----- EXERCISE MATERIALS -----

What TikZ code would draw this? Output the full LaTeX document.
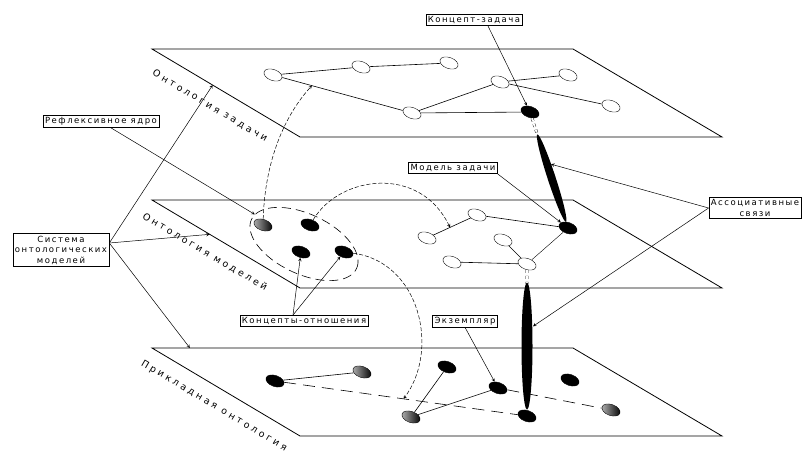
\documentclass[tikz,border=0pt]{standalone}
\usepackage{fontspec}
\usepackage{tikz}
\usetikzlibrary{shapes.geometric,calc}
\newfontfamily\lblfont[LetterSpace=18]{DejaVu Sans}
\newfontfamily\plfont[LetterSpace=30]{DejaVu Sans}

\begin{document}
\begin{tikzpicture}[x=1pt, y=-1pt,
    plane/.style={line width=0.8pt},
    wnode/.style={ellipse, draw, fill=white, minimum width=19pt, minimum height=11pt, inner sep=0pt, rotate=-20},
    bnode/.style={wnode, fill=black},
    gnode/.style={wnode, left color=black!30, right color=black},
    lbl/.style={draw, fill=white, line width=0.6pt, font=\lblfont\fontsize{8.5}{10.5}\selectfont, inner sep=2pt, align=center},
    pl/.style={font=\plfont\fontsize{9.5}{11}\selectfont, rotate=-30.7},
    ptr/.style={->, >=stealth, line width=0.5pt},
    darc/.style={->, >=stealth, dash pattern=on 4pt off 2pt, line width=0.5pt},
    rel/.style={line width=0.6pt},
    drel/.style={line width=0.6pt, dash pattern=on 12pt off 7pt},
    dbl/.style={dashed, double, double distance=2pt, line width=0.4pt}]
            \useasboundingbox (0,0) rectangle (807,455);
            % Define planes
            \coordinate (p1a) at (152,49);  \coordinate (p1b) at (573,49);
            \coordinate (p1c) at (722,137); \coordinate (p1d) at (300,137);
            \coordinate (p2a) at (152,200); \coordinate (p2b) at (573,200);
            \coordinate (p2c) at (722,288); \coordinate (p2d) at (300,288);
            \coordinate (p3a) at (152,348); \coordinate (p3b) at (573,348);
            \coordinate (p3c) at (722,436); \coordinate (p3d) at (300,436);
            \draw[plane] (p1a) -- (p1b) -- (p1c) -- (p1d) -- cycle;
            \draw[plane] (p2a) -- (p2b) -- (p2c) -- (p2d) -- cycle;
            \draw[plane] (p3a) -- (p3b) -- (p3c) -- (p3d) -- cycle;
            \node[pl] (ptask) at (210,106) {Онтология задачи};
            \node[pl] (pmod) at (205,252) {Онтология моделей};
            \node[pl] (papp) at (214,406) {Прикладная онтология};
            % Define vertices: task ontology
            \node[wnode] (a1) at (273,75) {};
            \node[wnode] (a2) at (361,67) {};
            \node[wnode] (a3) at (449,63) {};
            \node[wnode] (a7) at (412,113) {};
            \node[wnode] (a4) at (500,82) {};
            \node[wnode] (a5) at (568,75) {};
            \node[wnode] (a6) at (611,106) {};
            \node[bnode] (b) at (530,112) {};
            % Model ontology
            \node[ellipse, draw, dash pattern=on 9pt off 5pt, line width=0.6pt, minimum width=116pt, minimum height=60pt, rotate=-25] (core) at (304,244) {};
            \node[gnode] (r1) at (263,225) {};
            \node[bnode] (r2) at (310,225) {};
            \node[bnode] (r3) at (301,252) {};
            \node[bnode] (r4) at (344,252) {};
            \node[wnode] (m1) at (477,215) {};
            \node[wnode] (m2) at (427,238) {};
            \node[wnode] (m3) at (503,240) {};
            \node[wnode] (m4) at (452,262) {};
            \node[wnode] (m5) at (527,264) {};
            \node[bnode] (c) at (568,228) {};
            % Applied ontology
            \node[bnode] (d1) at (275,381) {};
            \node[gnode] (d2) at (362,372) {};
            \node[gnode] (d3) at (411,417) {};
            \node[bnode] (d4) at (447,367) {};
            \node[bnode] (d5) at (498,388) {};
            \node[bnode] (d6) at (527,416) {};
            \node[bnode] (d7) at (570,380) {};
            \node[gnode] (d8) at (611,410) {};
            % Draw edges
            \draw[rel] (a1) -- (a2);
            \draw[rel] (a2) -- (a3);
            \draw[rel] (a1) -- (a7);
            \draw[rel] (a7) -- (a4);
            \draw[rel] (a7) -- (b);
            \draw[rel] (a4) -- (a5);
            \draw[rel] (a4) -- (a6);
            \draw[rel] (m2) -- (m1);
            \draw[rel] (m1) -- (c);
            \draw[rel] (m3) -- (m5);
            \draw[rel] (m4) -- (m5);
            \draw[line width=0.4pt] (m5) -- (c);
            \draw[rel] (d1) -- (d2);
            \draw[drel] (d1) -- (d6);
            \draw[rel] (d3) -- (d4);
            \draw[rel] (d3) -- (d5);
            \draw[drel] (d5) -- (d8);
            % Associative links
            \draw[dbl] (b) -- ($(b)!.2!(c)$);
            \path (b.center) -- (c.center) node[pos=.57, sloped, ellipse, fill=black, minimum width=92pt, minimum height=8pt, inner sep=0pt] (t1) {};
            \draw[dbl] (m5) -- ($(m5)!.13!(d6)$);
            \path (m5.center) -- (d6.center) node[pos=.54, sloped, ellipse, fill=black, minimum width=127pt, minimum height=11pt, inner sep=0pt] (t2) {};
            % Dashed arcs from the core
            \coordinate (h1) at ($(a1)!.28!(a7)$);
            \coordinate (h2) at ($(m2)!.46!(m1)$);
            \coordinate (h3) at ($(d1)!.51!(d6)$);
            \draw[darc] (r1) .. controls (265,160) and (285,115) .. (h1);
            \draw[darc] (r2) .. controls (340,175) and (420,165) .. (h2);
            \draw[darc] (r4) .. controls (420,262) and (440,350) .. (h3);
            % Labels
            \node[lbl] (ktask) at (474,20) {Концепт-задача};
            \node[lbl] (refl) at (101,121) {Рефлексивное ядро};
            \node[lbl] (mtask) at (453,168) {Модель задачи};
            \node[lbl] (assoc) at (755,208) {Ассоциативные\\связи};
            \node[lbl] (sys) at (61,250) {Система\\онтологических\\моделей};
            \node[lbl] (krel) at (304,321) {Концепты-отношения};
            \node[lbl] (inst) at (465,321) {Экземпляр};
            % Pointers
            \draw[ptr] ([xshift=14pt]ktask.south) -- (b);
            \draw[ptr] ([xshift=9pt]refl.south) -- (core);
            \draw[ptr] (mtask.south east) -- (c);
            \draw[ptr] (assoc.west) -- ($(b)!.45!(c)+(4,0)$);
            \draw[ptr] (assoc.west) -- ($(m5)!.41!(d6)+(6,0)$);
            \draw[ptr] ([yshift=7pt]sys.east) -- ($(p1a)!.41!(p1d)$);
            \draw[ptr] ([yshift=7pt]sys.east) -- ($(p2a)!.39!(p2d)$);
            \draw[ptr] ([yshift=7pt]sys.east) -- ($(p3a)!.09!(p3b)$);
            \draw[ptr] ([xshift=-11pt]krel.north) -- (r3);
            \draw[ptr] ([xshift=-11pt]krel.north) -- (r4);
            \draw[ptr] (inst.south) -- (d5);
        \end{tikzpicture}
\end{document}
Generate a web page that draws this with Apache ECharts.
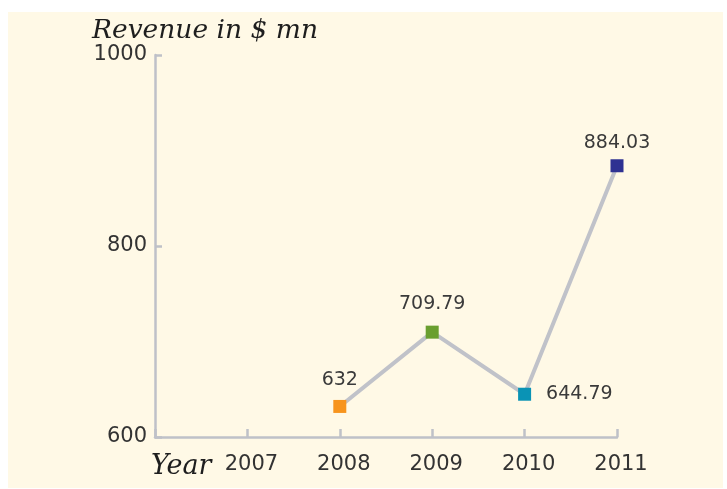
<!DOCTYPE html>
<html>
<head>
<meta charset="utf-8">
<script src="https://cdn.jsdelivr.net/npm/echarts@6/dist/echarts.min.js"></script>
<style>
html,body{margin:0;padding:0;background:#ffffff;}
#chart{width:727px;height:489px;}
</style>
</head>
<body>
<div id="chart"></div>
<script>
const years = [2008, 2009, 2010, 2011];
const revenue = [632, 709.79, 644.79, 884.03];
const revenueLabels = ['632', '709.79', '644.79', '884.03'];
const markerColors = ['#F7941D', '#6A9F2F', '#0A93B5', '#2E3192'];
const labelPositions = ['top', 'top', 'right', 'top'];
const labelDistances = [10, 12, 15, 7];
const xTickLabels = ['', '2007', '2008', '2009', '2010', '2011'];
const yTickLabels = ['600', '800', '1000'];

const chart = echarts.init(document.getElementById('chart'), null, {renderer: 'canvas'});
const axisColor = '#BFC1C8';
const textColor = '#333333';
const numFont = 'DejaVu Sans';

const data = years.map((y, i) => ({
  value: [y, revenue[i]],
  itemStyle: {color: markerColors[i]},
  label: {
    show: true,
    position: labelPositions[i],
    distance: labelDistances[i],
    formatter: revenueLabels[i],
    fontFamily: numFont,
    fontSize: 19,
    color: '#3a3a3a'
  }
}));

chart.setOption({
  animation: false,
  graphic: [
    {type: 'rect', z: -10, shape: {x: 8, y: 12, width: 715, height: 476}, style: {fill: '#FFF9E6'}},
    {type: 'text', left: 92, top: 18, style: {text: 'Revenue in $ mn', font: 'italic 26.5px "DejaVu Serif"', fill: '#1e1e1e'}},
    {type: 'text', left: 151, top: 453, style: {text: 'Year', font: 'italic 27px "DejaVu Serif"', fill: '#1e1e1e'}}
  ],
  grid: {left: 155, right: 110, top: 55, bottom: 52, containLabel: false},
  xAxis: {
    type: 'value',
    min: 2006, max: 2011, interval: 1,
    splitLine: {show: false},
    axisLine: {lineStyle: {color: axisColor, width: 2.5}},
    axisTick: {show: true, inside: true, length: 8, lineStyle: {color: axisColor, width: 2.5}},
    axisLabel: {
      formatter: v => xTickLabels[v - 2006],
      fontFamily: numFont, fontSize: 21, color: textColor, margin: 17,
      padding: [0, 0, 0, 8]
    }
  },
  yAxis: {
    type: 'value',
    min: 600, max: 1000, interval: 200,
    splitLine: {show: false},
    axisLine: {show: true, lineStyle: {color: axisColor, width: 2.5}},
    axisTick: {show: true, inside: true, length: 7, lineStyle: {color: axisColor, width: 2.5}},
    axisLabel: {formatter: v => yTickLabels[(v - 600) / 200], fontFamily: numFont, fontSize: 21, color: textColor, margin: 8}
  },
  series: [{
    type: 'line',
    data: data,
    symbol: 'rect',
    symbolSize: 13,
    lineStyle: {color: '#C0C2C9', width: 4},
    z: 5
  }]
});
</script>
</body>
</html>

-----
----- EXERCISE MATERIALS -----

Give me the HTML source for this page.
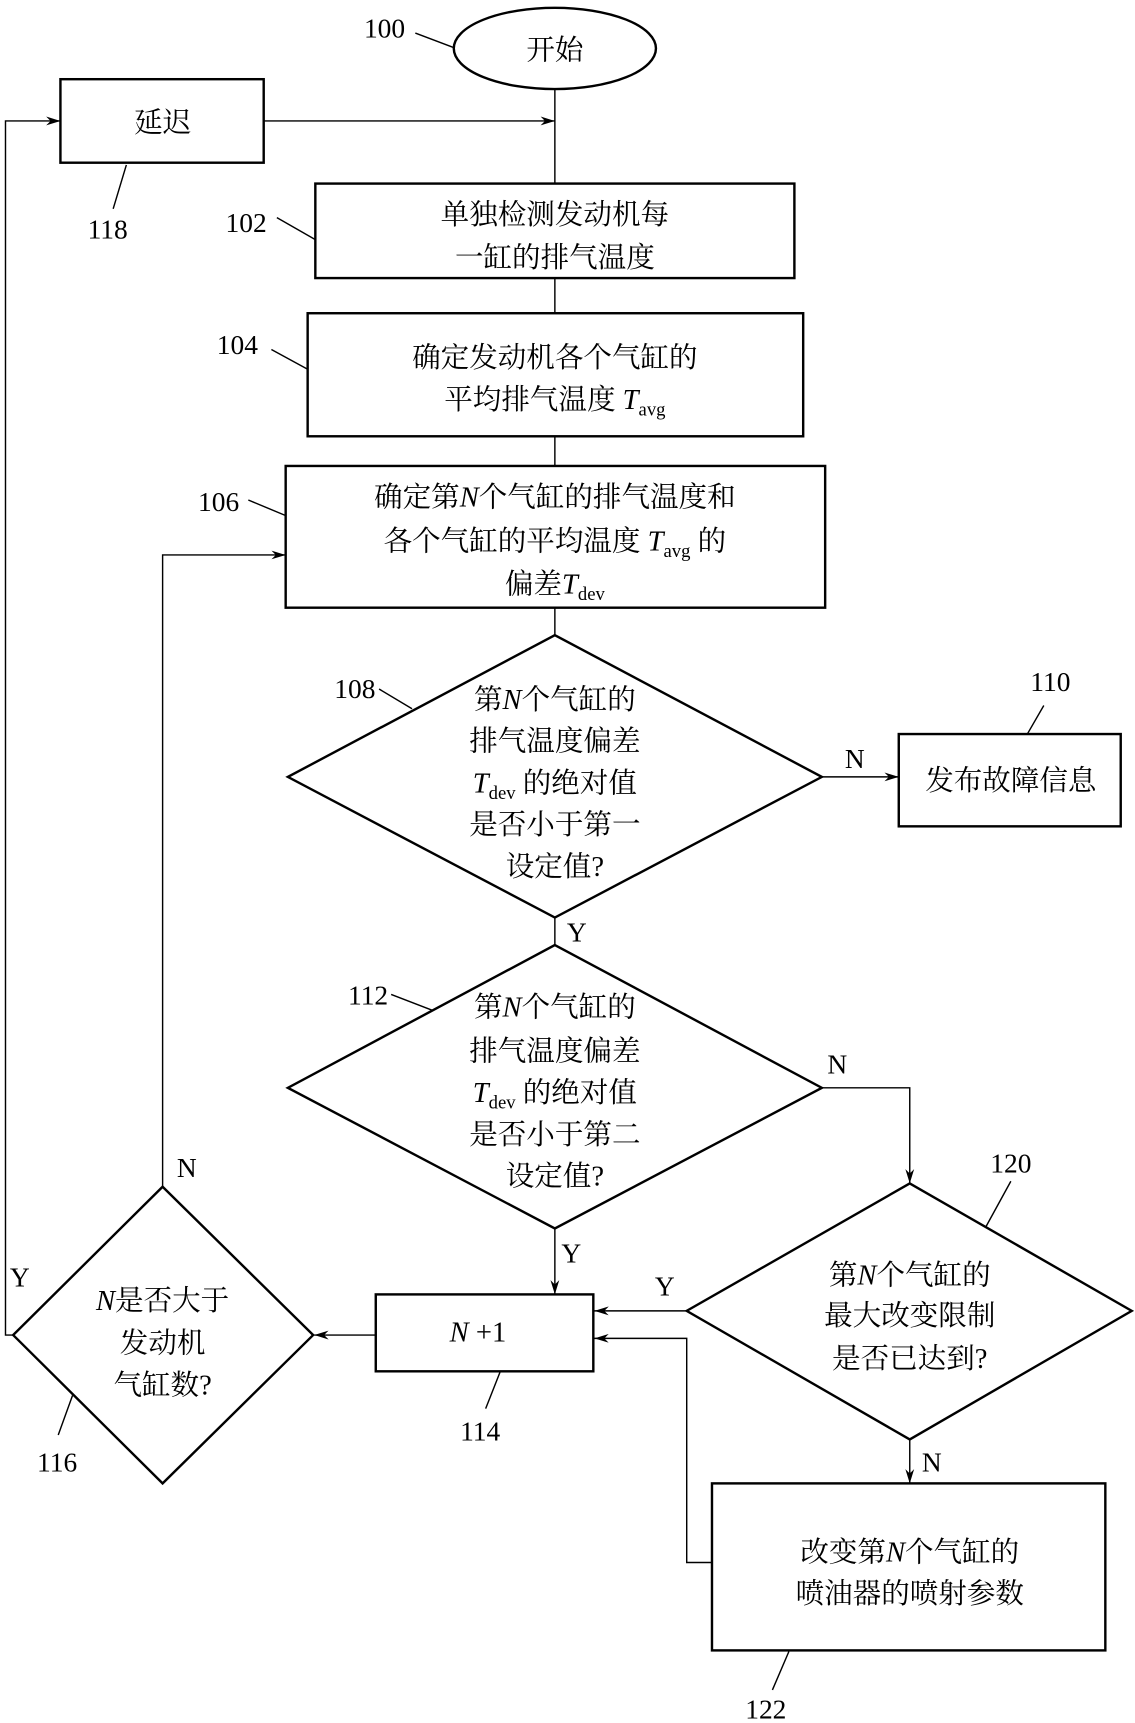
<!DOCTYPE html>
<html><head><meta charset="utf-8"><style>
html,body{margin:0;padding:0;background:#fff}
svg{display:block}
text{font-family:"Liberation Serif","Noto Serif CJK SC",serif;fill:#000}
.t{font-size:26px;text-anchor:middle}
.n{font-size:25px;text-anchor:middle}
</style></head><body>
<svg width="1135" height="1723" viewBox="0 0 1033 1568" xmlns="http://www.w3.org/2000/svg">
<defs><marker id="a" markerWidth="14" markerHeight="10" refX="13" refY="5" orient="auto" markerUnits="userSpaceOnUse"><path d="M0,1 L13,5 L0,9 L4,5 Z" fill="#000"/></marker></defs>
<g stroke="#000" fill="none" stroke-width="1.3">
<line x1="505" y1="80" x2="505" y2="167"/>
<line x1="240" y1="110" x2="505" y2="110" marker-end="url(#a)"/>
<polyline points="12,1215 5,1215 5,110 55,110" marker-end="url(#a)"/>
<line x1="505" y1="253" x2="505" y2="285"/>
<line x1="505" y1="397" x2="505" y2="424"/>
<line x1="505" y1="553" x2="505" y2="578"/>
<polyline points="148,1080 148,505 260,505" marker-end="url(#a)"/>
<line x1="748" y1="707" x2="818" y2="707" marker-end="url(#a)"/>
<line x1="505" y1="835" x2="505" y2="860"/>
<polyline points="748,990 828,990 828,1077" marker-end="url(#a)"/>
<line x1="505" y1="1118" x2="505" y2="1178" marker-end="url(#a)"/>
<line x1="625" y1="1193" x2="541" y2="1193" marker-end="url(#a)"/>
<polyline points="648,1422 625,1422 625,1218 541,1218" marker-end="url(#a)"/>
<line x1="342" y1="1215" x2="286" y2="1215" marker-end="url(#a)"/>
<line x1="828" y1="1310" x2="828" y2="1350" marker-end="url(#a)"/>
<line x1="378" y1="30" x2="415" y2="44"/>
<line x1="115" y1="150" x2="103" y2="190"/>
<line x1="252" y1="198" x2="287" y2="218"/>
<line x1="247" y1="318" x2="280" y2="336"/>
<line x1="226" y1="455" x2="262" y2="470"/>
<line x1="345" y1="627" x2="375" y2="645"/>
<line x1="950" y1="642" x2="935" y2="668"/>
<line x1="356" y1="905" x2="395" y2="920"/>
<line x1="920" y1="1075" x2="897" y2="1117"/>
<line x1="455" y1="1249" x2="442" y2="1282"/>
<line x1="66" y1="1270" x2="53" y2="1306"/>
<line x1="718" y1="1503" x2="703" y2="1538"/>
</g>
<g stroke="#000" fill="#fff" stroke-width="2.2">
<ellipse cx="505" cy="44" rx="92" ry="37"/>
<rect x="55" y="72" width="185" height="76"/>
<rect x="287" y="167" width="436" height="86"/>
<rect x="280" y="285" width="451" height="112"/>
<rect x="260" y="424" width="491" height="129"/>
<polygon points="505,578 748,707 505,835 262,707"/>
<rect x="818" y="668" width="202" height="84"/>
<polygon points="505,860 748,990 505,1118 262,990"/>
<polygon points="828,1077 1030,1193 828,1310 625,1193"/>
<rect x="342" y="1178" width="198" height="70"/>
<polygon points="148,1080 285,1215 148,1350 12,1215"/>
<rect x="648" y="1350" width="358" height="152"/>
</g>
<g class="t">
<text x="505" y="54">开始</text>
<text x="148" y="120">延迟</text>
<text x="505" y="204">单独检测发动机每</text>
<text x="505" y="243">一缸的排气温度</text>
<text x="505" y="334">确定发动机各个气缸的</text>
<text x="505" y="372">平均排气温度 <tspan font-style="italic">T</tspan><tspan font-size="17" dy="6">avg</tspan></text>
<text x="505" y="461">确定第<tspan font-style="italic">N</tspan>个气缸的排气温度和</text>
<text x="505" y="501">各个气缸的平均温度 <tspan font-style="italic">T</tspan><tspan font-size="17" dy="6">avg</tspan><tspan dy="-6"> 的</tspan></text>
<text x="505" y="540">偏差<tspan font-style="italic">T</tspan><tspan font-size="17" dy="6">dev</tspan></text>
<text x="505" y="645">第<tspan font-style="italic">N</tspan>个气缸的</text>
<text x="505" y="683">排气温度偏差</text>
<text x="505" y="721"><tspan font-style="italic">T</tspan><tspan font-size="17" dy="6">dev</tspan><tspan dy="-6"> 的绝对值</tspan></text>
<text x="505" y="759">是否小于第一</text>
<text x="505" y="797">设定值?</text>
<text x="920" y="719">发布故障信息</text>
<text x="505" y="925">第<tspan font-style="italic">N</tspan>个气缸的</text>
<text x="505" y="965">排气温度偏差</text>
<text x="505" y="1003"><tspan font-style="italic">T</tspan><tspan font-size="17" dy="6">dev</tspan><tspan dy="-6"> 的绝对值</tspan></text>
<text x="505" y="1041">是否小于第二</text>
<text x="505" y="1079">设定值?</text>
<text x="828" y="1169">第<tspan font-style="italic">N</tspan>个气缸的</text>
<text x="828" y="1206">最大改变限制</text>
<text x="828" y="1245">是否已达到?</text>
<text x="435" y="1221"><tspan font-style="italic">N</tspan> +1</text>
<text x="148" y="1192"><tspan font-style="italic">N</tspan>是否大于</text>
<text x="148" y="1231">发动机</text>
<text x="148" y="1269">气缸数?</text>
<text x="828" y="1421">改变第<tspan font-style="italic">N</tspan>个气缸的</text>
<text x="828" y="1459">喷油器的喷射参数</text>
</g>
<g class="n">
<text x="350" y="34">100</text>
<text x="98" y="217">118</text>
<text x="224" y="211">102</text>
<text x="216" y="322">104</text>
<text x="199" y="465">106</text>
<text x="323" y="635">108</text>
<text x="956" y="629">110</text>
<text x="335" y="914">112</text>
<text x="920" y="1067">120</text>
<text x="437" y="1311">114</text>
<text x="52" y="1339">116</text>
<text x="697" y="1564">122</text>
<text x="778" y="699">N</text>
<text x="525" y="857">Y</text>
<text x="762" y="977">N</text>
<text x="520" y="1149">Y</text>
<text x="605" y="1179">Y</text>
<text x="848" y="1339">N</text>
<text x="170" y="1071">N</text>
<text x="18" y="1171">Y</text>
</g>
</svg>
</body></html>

-----

WHAT THIS TASK INVOLVES:
For the material above, give again only the lines starting at the line that contains "Generate a web" and ending at the line that contains "const numFont = 'DejaVu Sans';". Pictures do not belong in the copy.

THE REPLY:
Generate a web page that draws this with Apache ECharts.
<!DOCTYPE html>
<html>
<head>
<meta charset="utf-8">
<script src="https://cdn.jsdelivr.net/npm/echarts@6/dist/echarts.min.js"></script>
<style>
html,body{margin:0;padding:0;background:#ffffff;}
#chart{width:727px;height:489px;}
</style>
</head>
<body>
<div id="chart"></div>
<script>
const years = [2008, 2009, 2010, 2011];
const revenue = [632, 709.79, 644.79, 884.03];
const revenueLabels = ['632', '709.79', '644.79', '884.03'];
const markerColors = ['#F7941D', '#6A9F2F', '#0A93B5', '#2E3192'];
const labelPositions = ['top', 'top', 'right', 'top'];
const labelDistances = [10, 12, 15, 7];
const xTickLabels = ['', '2007', '2008', '2009', '2010', '2011'];
const yTickLabels = ['600', '800', '1000'];

const chart = echarts.init(document.getElementById('chart'), null, {renderer: 'canvas'});
const axisColor = '#BFC1C8';
const textColor = '#333333';
const numFont = 'DejaVu Sans';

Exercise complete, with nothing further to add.